Work to be completed:
Extract the full listing verbatim and drop any pictures from your copy.

— start Given data —

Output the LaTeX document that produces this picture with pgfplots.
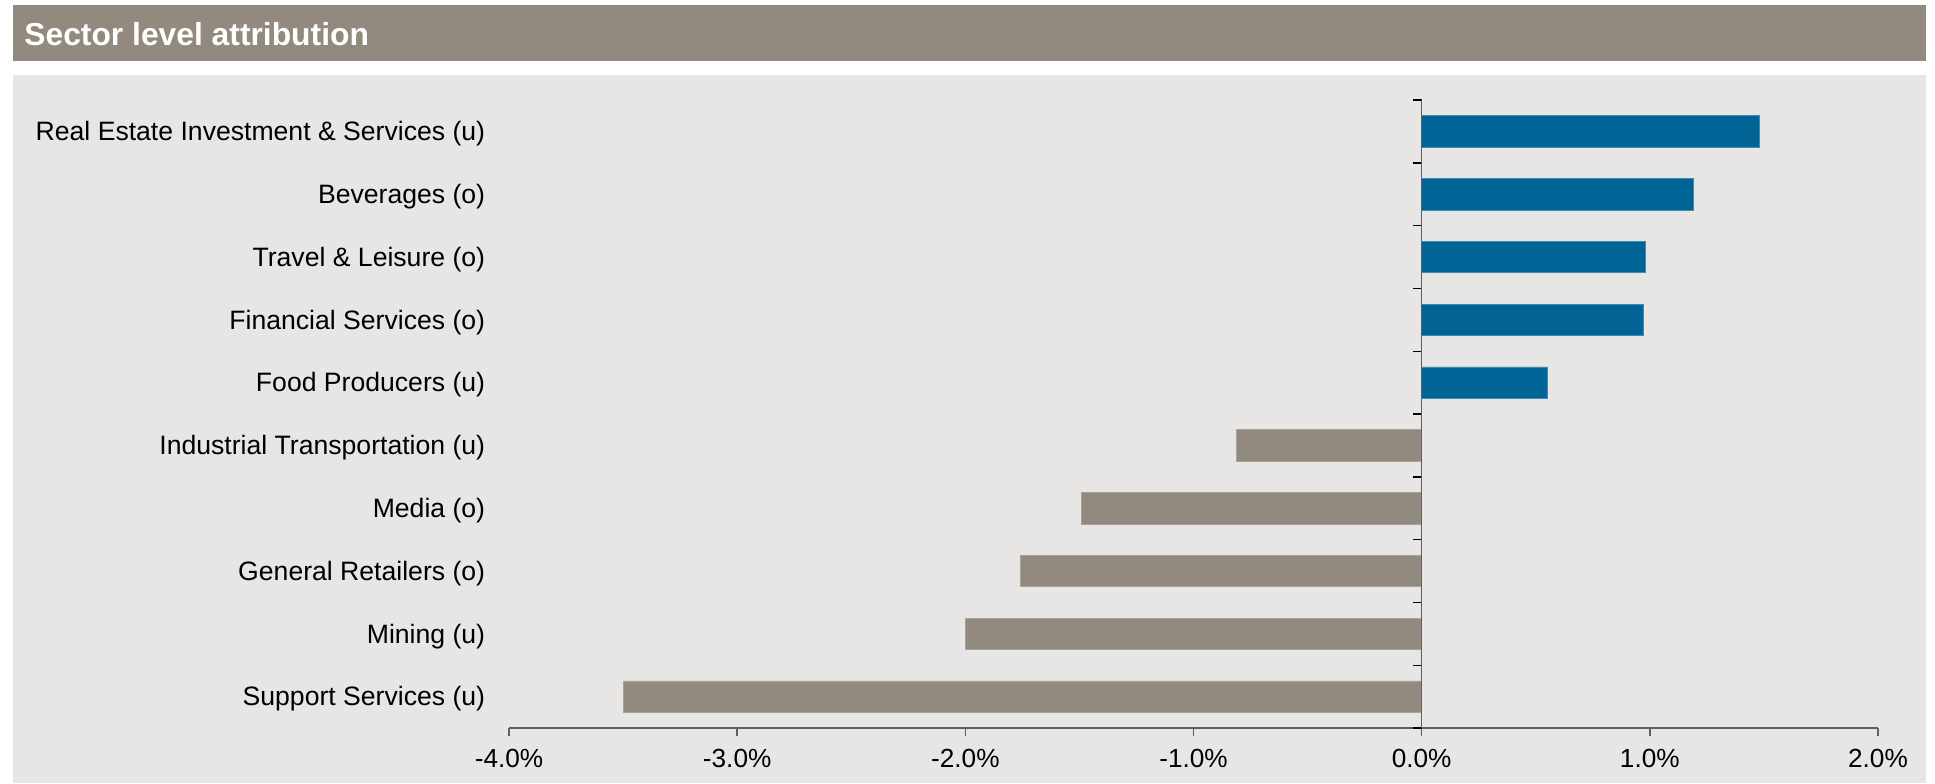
\documentclass[border=0pt]{standalone}
\usepackage{fontspec}
\setmainfont{Liberation Sans}
\usepackage{pgfplots}
\pgfplotsset{compat=1.18}
\definecolor{hdr}{RGB}{146,138,126}
\definecolor{panel}{RGB}{231,230,228}
\definecolor{barblue}{RGB}{0,100,150}
\definecolor{bargray}{RGB}{146,138,126}
\definecolor{axgray}{RGB}{95,95,95}
\begin{document}
\begin{tikzpicture}
\fill[white] (0,0) rectangle (967.5pt,391.5pt);
\fill[hdr] (6.5pt,361pt) rectangle (963pt,389pt);
\fill[panel] (6.5pt,0pt) rectangle (963pt,354pt);
\node[anchor=base west, inner sep=0pt, text=white, font=\fontsize{15.9}{18}\selectfont\bfseries] at (12pt,368.8pt) {Sector level attribution};
\begin{axis}[
  at={(254.5pt,27.5pt)}, anchor=south west, scale only axis,
  width=684.5pt, height=314pt,
  xmin=-4, xmax=2, ymin=-0.5, ymax=9.5,
  axis x line*=bottom, axis y line*=left,
  y axis line style={draw=none},
  x axis line style={color=axgray, line width=0.7pt},
  xtick={-4,-3,-2,-1,0,1,2},
  xticklabels={-4.0\%,-3.0\%,-2.0\%,-1.0\%,0.0\%,1.0\%,2.0\%},
  ytick={0,1,2,3,4,5,6,7,8,9},
  yticklabels={Support Services (u),Mining (u),General Retailers (o),Media (o),Industrial Transportation (u),Food Producers (u),Financial Services (o),Travel \& Leisure (o),Beverages (o),Real Estate Investment \& Services (u)},
  xtick align=outside, ytick align=inside,
  major tick length=4pt,
  xtick style={color=axgray, line width=0.7pt},
  ytick style={draw=none},
  xticklabel style={font=\fontsize{13.1}{15}\selectfont, text=black, yshift=-3.2pt},
  yticklabel style={font=\fontsize{13.3}{15}\selectfont, text=black, anchor=east, xshift=-4.4pt, yshift=-1.2pt},
  xbar, bar width=0.5,
  clip=false,
]
\addplot[bar shift=0pt, fill=bargray, draw=bargray!80!white, line width=0.4pt] coordinates {
  (-3.50,0) (-2.00,1) (-1.76,2) (-1.49,3) (-0.81,4)
};
\addplot[bar shift=0pt, fill=barblue, draw=barblue!75!white, line width=0.4pt] coordinates {
  (0.55,5) (0.97,6) (0.98,7) (1.19,8) (1.48,9)
};
\end{axis}
\begin{axis}[
  at={(710.83pt,27.5pt)}, anchor=south west, scale only axis,
  width=228.17pt, height=314pt,
  xmin=0, xmax=2, ymin=-0.5, ymax=9.5,
  axis x line=none, axis y line*=left,
  y axis line style={color=axgray, line width=0.75pt},
  ytick={-0.5,0.5,1.5,2.5,3.5,4.5,5.5,6.5,7.5,8.5,9.5},
  yticklabels={},
  tick align=outside, major tick length=4.3pt,
  ytick style={color=black, line width=0.7pt},
]
\addplot[draw=none] coordinates {(0,0)};
\end{axis}
\end{tikzpicture}
\end{document}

— end Given data —

Result for this exercise:
Output the LaTeX document that produces this picture with pgfplots.
\documentclass[border=0pt]{standalone}
\usepackage{fontspec}
\setmainfont{Liberation Sans}
\usepackage{pgfplots}
\pgfplotsset{compat=1.18}
\definecolor{hdr}{RGB}{146,138,126}
\definecolor{panel}{RGB}{231,230,228}
\definecolor{barblue}{RGB}{0,100,150}
\definecolor{bargray}{RGB}{146,138,126}
\definecolor{axgray}{RGB}{95,95,95}
\begin{document}
\begin{tikzpicture}
\fill[white] (0,0) rectangle (967.5pt,391.5pt);
\fill[hdr] (6.5pt,361pt) rectangle (963pt,389pt);
\fill[panel] (6.5pt,0pt) rectangle (963pt,354pt);
\node[anchor=base west, inner sep=0pt, text=white, font=\fontsize{15.9}{18}\selectfont\bfseries] at (12pt,368.8pt) {Sector level attribution};
\begin{axis}[
  at={(254.5pt,27.5pt)}, anchor=south west, scale only axis,
  width=684.5pt, height=314pt,
  xmin=-4, xmax=2, ymin=-0.5, ymax=9.5,
  axis x line*=bottom, axis y line*=left,
  y axis line style={draw=none},
  x axis line style={color=axgray, line width=0.7pt},
  xtick={-4,-3,-2,-1,0,1,2},
  xticklabels={-4.0\%,-3.0\%,-2.0\%,-1.0\%,0.0\%,1.0\%,2.0\%},
  ytick={0,1,2,3,4,5,6,7,8,9},
  yticklabels={Support Services (u),Mining (u),General Retailers (o),Media (o),Industrial Transportation (u),Food Producers (u),Financial Services (o),Travel \& Leisure (o),Beverages (o),Real Estate Investment \& Services (u)},
  xtick align=outside, ytick align=inside,
  major tick length=4pt,
  xtick style={color=axgray, line width=0.7pt},
  ytick style={draw=none},
  xticklabel style={font=\fontsize{13.1}{15}\selectfont, text=black, yshift=-3.2pt},
  yticklabel style={font=\fontsize{13.3}{15}\selectfont, text=black, anchor=east, xshift=-4.4pt, yshift=-1.2pt},
  xbar, bar width=0.5,
  clip=false,
]
\addplot[bar shift=0pt, fill=bargray, draw=bargray!80!white, line width=0.4pt] coordinates {
  (-3.50,0) (-2.00,1) (-1.76,2) (-1.49,3) (-0.81,4)
};
\addplot[bar shift=0pt, fill=barblue, draw=barblue!75!white, line width=0.4pt] coordinates {
  (0.55,5) (0.97,6) (0.98,7) (1.19,8) (1.48,9)
};
\end{axis}
\begin{axis}[
  at={(710.83pt,27.5pt)}, anchor=south west, scale only axis,
  width=228.17pt, height=314pt,
  xmin=0, xmax=2, ymin=-0.5, ymax=9.5,
  axis x line=none, axis y line*=left,
  y axis line style={color=axgray, line width=0.75pt},
  ytick={-0.5,0.5,1.5,2.5,3.5,4.5,5.5,6.5,7.5,8.5,9.5},
  yticklabels={},
  tick align=outside, major tick length=4.3pt,
  ytick style={color=black, line width=0.7pt},
]
\addplot[draw=none] coordinates {(0,0)};
\end{axis}
\end{tikzpicture}
\end{document}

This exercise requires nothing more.